L’an de grâce 1936. L’Allemagne nazie se complaît dans sa splendeur fasciste en tenant les Jeux olympiques d’été. L’occasion, pour la dictature à la croix gammée, d’impressionner la planète. Et grâce au film de Jérôme Prieur, présenté dans le cadre du Festival international du film sur l’art (FIFA), l’occasion est donnée au public de 2017 de revivre cet événement à la fois spectaculaire et lugubre.
S’appuyant sur une quantité astronomique d’images d’archives, le documentaire Les Jeux d’Hitler – Berlin 1936 nous emmène dans une Allemagne déjà aux portes de la terreur et de la mort qui allaient s’abattre sur l’ensemble de la planète à peine trois ans plus tard, mais où tout semble aussi beau, propre, fonctionnel, consacré à la réussite du corps devant l’adversité.
À bien y penser, les choses n’ont pas beaucoup changé, 80 ans plus tard: les Jeux continuent d’être le triomphe de l’apparence sur la réalité, et des régimes totalitaires s’arrogent le droit d’organiser ces compétitions sportives à coups de milliards, histoire de bien graisser la patte des organisateurs. Si, aujourd’hui, on ne semble plus empêcher les juifs de participer aux Jeux, on continue de museler toute opposition au nom du prestige national.
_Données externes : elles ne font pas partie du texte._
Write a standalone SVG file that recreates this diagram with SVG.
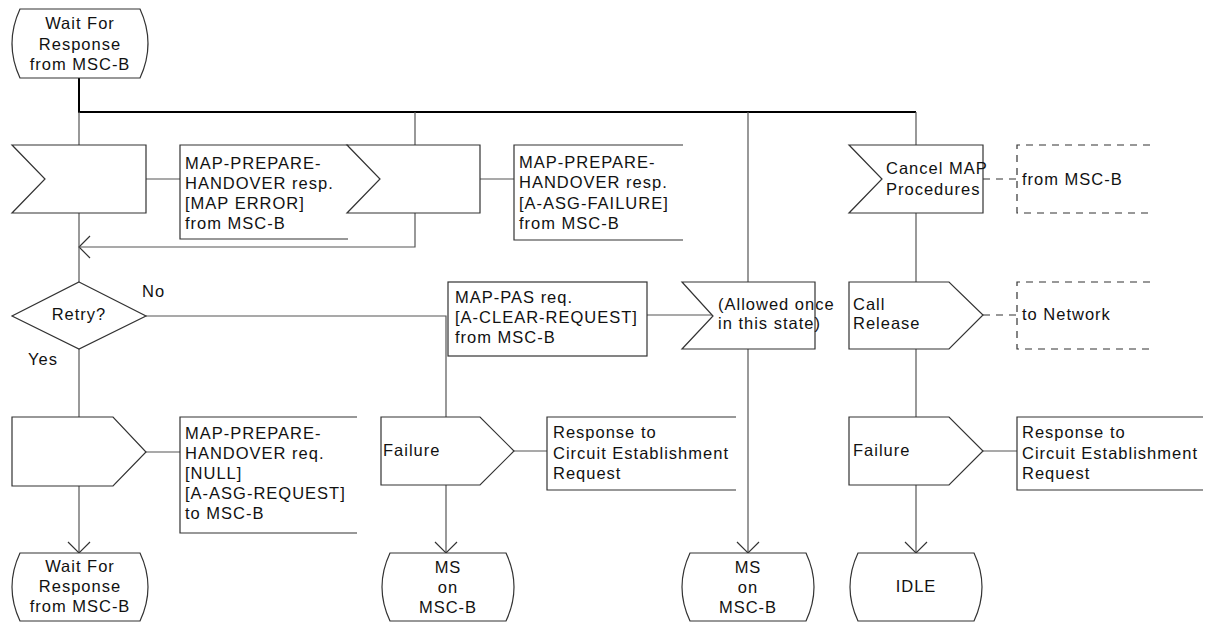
<svg xmlns="http://www.w3.org/2000/svg" width="1207" height="623" viewBox="0 0 1207 623">
<style>
.s{fill:#fff;stroke:#333;stroke-width:1.2}
.c{fill:none;stroke:#555;stroke-width:1.2}
.k{fill:none;stroke:#000;stroke-width:2}
.d{fill:none;stroke:#333;stroke-width:1.2;stroke-dasharray:7,6}
.b{fill:none;stroke:#333;stroke-width:1.2}
text{font-family:"Liberation Sans",Arial,sans-serif;font-size:16.5px;letter-spacing:1px;fill:#111}
.m{text-anchor:middle}
</style>
<defs>
<marker id="ar" markerUnits="userSpaceOnUse" markerWidth="24" markerHeight="24" viewBox="-12 -12 24 24" refX="0" refY="0" orient="auto">
<path d="M-11,-11 L0,0 L-11,11" fill="none" stroke="#333" stroke-width="1.2"/>
</marker>
</defs>
<g id="connectors">
<path class="k" d="M79,78 V112 H916"/>
<path class="c" d="M79,112 V145 M415,112 V145 M748,112 V282 M916,112 V145"/>
<path class="c" d="M146,179 H180 M480,179 H514"/>
<path class="c" d="M415,213 V247 H79" marker-end="url(#ar)"/>
<path class="c" d="M79,213 V282"/>
<path class="c" d="M146,316 H446 V417"/>
<path class="c" d="M79,349 V417"/>
<path class="c" d="M146,452 H180"/>
<path class="c" d="M79,486 V553" marker-end="url(#ar)"/>
<path class="c" d="M446,485 V553" marker-end="url(#ar)"/>
<path class="c" d="M514,451 H547"/>
<path class="c" d="M647,315 H713"/>
<path class="c" d="M748,349 V553" marker-end="url(#ar)"/>
<path class="d" d="M983,179 H1017"/>
<path class="c" d="M916,213 V282"/>
<path class="d" d="M983,315 H1017"/>
<path class="c" d="M916,349 V417"/>
<path class="c" d="M983,451 H1017"/>
<path class="c" d="M916,485 V553" marker-end="url(#ar)"/>
</g>
<g id="state_top">
<path class="s" d="M20,9 H140 Q156,43.5 140,78 H20 Q4,43.5 20,9 Z"/>
<text class="m" x="80" y="29">Wait For</text>
<text class="m" x="80" y="50">Response</text>
<text class="m" x="80" y="70">from MSC-B</text>
</g>
<g id="input_map_error">
<polygon class="s" points="12,145 146,145 146,213 12,213 45,179"/>
</g>
<g id="comment_map_error">
<path class="b" d="M348,145 H180 V239 H348"/>
<text x="185" y="169">MAP-PREPARE-</text>
<text x="185" y="189">HANDOVER resp.</text>
<text x="185" y="209">[MAP ERROR]</text>
<text x="185" y="229">from MSC-B</text>
</g>
<g id="input_asg_failure">
<polygon class="s" points="347,145 480,145 480,213 347,213 380,179"/>
</g>
<g id="comment_asg_failure">
<path class="b" d="M683,145 H514 V240 H683"/>
<text x="519" y="168">MAP-PREPARE-</text>
<text x="519" y="188">HANDOVER resp.</text>
<text x="519" y="209">[A-ASG-FAILURE]</text>
<text x="519" y="229">from MSC-B</text>
</g>
<g id="input_cancel">
<polygon class="s" points="849,145 983,145 983,213 849,213 882,179"/>
<text x="886" y="174">Cancel MAP</text>
<text x="886" y="195">Procedures</text>
</g>
<g id="ext_from_mscb">
<path class="d" d="M1150,145 H1017 V213 H1150"/>
<text x="1022" y="185">from MSC-B</text>
</g>
<g id="decision_retry">
<polygon class="s" points="79,282 146,316 79,349 12,316"/>
<text class="m" x="79" y="320">Retry?</text>
<text x="142" y="297">No</text>
<text x="28" y="365">Yes</text>
</g>
<g id="comment_map_pas">
<rect class="b" x="448" y="282" width="199" height="74"/>
<text x="455" y="303">MAP-PAS req.</text>
<text x="455" y="323">[A-CLEAR-REQUEST]</text>
<text x="455" y="343">from MSC-B</text>
</g>
<g id="input_allowed">
<polygon class="s" points="682,282 815,282 815,349 682,349 713,316"/>
<text x="718" y="310">(Allowed once</text>
<text x="718" y="329">in this state)</text>
</g>
<g id="output_call_release">
<polygon class="s" points="849,282 949,282 983,315 949,349 849,349"/>
<text x="853" y="310">Call</text>
<text x="853" y="329">Release</text>
</g>
<g id="ext_to_network">
<path class="d" d="M1150,282 H1017 V349 H1150"/>
<text x="1022" y="320">to Network</text>
</g>
<g id="output_prepare_req">
<polygon class="s" points="12,417 113,417 146,452 113,486 12,486"/>
</g>
<g id="comment_prepare_req">
<path class="b" d="M357,417 H180 V533 H357"/>
<text x="185" y="439">MAP-PREPARE-</text>
<text x="185" y="459">HANDOVER req.</text>
<text x="185" y="479">[NULL]</text>
<text x="185" y="499">[A-ASG-REQUEST]</text>
<text x="185" y="519">to MSC-B</text>
</g>
<g id="output_failure_mid">
<polygon class="s" points="381,417 480,417 514,451 480,485 381,485"/>
<text x="383" y="456">Failure</text>
</g>
<g id="comment_failure_mid">
<path class="b" d="M736,417 H547 V490 H736"/>
<text x="553" y="438">Response to</text>
<text x="553" y="459">Circuit Establishment</text>
<text x="553" y="479">Request</text>
</g>
<g id="output_failure_right">
<polygon class="s" points="849,417 949,417 983,451 949,485 849,485"/>
<text x="853" y="456">Failure</text>
</g>
<g id="comment_failure_right">
<path class="b" d="M1203,417 H1017 V490 H1203"/>
<text x="1022" y="438">Response to</text>
<text x="1022" y="459">Circuit Establishment</text>
<text x="1022" y="479">Request</text>
</g>
<g id="state_wait_bottom">
<path class="s" d="M20,553 H140 Q156,587 140,621 H20 Q4,587 20,553 Z"/>
<text class="m" x="80" y="572">Wait For</text>
<text class="m" x="80" y="592">Response</text>
<text class="m" x="80" y="612">from MSC-B</text>
</g>
<g id="state_ms_mid">
<path class="s" d="M390,553 H506 Q522,587 506,621 H390 Q374,587 390,553 Z"/>
<text class="m" x="448" y="573">MS</text>
<text class="m" x="448" y="593">on</text>
<text class="m" x="448" y="613">MSC-B</text>
</g>
<g id="state_ms_right">
<path class="s" d="M690,553 H806 Q822,587 806,621 H690 Q674,587 690,553 Z"/>
<text class="m" x="748" y="573">MS</text>
<text class="m" x="748" y="593">on</text>
<text class="m" x="748" y="613">MSC-B</text>
</g>
<g id="state_idle">
<path class="s" d="M858,553 H974 Q990,587 974,621 H858 Q842,587 858,553 Z"/>
<text class="m" x="916" y="592">IDLE</text>
</g>
</svg>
Ces Jeux de 1936 se voulaient aussi, selon Berlin, la conclusion du lien immatériel et matériel entre les origines divines du monde et le faîte de la gloire de l’Allemagne nazie. Ultime triomphe de la propagande de Goebbels, le sportif (aryen, bien entendu) sacrifie son corps pour l’avancement de la cause allemande, pour la défense du IIIe Reich. Et cet objectif idyllique se retrouve même dans l’aménagement du village olympique, formé de petits pavillons destinés aux athlètes des 52 pays participants, qui ont aussi accès à des forêts, des rivières, des lacs… Comble du cliché de la pureté allemande, certaines jeunes filles reçoivent une autorisation pour pénétrer dans cette enceinte sportive, histoire de possiblement coucher avec des athlètes et engendrer des enfants, enfant que l’État prendra à sa charge par la suite.
Mais ce Berlin de 1936, c’est aussi le dernier regard sur un monde que nous savons condamné, mais dont les participants, à l’époque, espéraient encore une sortie de crise pacifique. Tant de gens souriants, tant de visiteurs venant de l’autre bout du monde… Impossible qu’ils aient tous été plantés là par le Reich pour enjoliver les méthodes de propagande.
Film franchement intéressant sur la force de l’image dans la construction de l’identité nationale, l’oeuvre de Jérôme Prieur permet de réfléchir sur les visées cachées des systèmes politiques en place… Surtout lorsqu’il est question du prestige sportif!